Assuming each family had two kids in need that’s between 4,500 and 15,000 paper applications to be processed.  From what I saw no computers were used during the interview procedure (although during the tag fabrication process they are - more on that later). Once a person was approved for aid their name was sloppily hand-copied from what could be deciphered from the handwritten application onto a piece of paper and a receipt of sorts was given to them.  The receipt would later be presented to the SA when it came time to pick up their items from the distribution center.
The distribution center location was not confirmed until many of the interviews (a week’s worth, I believe) had already been completed.  The best that could be done was to tell each of the applicants after their approval was to visit a certain website (printed on the back of their receipt) every day to see where they needed to show up.  
Based on the level of need I saw in some of these folks and the deer-in-the-headlights looks I occasionally got when I mentioned that they would need to check an online address on the back of the receipt for the pickup location, I wondered how many of them actually had the ability (access- or knowledge-wise) to “simply go to a website” to find that information. On the other hand, they somehow found out where and when to be and what paperwork to bring with them in order to fill out these forms in the first place, so perhaps that same mechanism alerts these folks to where they need to go to pick up their stuff. In any case, many just nodded, thanked me (or grunted), and left.

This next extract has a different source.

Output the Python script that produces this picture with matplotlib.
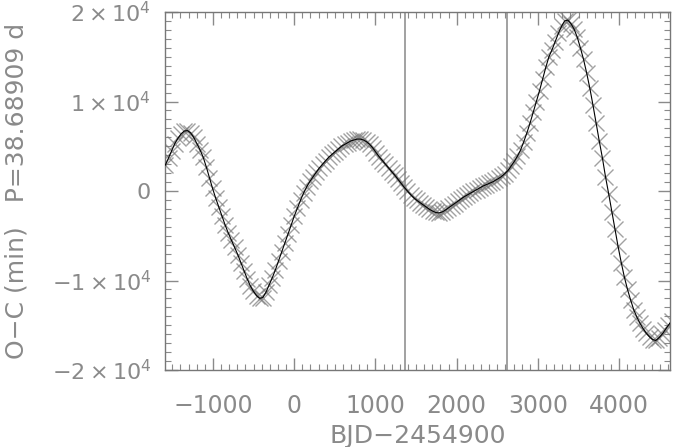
import matplotlib
matplotlib.use("Agg")
import matplotlib.pyplot as plt
from matplotlib.ticker import MultipleLocator, FuncFormatter

# ── Data ──────────────────────────────────────────────────────────────────────
# transit times (BJD-2454900), one per epoch, P = 38.68909 d
t_obs = [-1585, -1546, -1507, -1469, -1430, -1391, -1353, -1314, -1275, -1237,
         -1198, -1159, -1121, -1082, -1043, -1005, -966, -927, -888, -850,
         -811, -772, -734, -695, -656, -618, -579, -540, -502, -463,
         -424, -386, -347, -308, -270, -231, -192, -153, -115, -76,
         -37, 1, 40, 79, 117, 156, 195, 233, 272, 311,
         349, 388, 427, 466, 504, 543, 582, 620, 659, 698,
         736, 775, 814, 852, 891, 930, 968, 1007, 1046, 1085,
         1123, 1162, 1201, 1239, 1278, 1317, 1355, 1394, 1433, 1471,
         1510, 1549, 1587, 1626, 1665, 1704, 1742, 1781, 1820, 1858,
         1897, 1936, 1974, 2013, 2052, 2090, 2129, 2168, 2206, 2245,
         2284, 2323, 2361, 2400, 2439, 2477, 2516, 2555, 2593, 2632,
         2671, 2709, 2748, 2787, 2825, 2864, 2903, 2942, 2980, 3019,
         3058, 3096, 3135, 3174, 3212, 3251, 3290, 3328, 3367, 3406,
         3444, 3483, 3522, 3561, 3599, 3638, 3677, 3715, 3754, 3793,
         3831, 3870, 3909, 3947, 3986, 4025, 4063, 4102, 4141, 4180,
         4218, 4257, 4296, 4334, 4373, 4412, 4450, 4489, 4528, 4566,
         4605, 4644]

# O-C in minutes
oc_min = [2900, 3700, 4500, 5300, 5900, 6400, 6700, 6750, 6500, 6000,
          5300, 4600, 3800, 2700, 1500, 300, -800, -1800, -2800, -3800,
          -4700, -5500, -6300, -7100, -8000, -8900, -9800, -10600, -11200, -11700,
          -12000, -11900, -11300, -10500, -9700, -8800, -7800, -6800, -5800, -4800,
          -3800, -2800, -1900, -1000, -200, 500, 1100, 1600, 2100, 2600,
          3000, 3400, 3800, 4100, 4400, 4700, 5000, 5200, 5400, 5600,
          5700, 5800, 5800, 5700, 5500, 5200, 4800, 4300, 3830, 3400,
          2990, 2570, 2150, 1750, 1300, 850, 400, 0, -400, -750,
          -1050, -1300, -1550, -1800, -2050, -2250, -2400, -2450, -2350, -2150,
          -1900, -1650, -1400, -1150, -900, -650, -450, -250, -50, 150,
          350, 550, 700, 850, 1000, 1200, 1400, 1650, 1950, 2300,
          2800, 3300, 3900, 4600, 5500, 6500, 7600, 8800, 10000, 11200,
          12500, 13800, 15000, 15800, 16700, 17600, 18400, 19000, 19100, 18700,
          18100, 17200, 16000, 14700, 13200, 11500, 9600, 7600, 5600, 3700,
          1600, -300, -2300, -4300, -6200, -8000, -9600, -11000, -12200, -13300,
          -14100, -14800, -15400, -15900, -16300, -16600, -16700, -16400, -16000, -15500,
          -15000, -14500]

# vertical markers
vlines = [1362, 2622]

xlim = (-1590, 4625)
ylim = (-20000, 20000)

# ── Plot ───────────────────────────────────────────────────────────────────────
plt.rcParams['mathtext.fontset'] = 'dejavusans'
grey = '#8a8a8a'

fig = plt.figure(figsize=(6.73, 4.47), dpi=100)
ax = fig.add_axes([165 / 673, 1 - 370 / 447, 505 / 673, 358 / 447])

ax.plot(t_obs, oc_min, color='black', lw=0.8, zorder=3)
ax.plot(t_obs, oc_min, ls='none', marker='x', ms=11.5, mew=1.0,
        color='#7a7a7a', alpha=0.7, zorder=2)
for v in vlines:
    ax.axvline(v, color='#9a9a9a', lw=1.3, zorder=1)

ax.set_xlim(*xlim)
ax.set_ylim(*ylim)

ax.xaxis.set_major_locator(MultipleLocator(1000))
ax.xaxis.set_minor_locator(MultipleLocator(100))
ax.yaxis.set_major_locator(MultipleLocator(10000))
ax.yaxis.set_minor_locator(MultipleLocator(1000))


def sci(v, pos):
    if abs(v) < 1:
        return '0'
    m = int(round(v / 1e4))
    return r'$%s\times10^{4}$' % ('\u2212%d' % abs(m) if m < 0 else '%d' % m)


ax.yaxis.set_major_formatter(FuncFormatter(sci))
ax.xaxis.set_major_formatter(FuncFormatter(
    lambda v, p: ('\u2212%d' % abs(v)) if v < 0 else '%d' % v))

ax.tick_params(which='both', direction='in', top=True, right=True,
               color=grey, labelcolor=grey)
ax.tick_params(which='major', length=9, width=1)
ax.tick_params(which='minor', length=4, width=0.8)
ax.tick_params(axis='x', pad=17, labelsize=17)
ax.tick_params(axis='y', pad=10, labelsize=16)

for s in ax.spines.values():
    s.set_color('#777777')
    s.set_linewidth(1.0)

ax.set_xlabel('BJD\u22122454900', color=grey, fontsize=18)
ax.xaxis.set_label_coords(0.5, -0.152)
ax.set_ylabel('O\u2212C (min)   P=38.68909 d', color=grey, fontsize=18)
ax.yaxis.set_label_coords(-0.27, 0.5)

fig.savefig('out.png', dpi=100)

Given the huge volume of paperwork that needs to be processed each year, I would have thought that computers or at least photocopiers would be used to streamline the process or make this critical yet extremely error-prone stage of the process more trackable. You could argue that computers and copiers are expensive to buy, expensive to upkeep, prone to failure, impersonal, and require at least some training to use while a pencil and paper are pretty much the opposite of those things and gets the job done well enough... and you would be right.  
In fact, I would say the existence of this paperwork nightmare is one of the keys to getting this job done “precisely well enough”.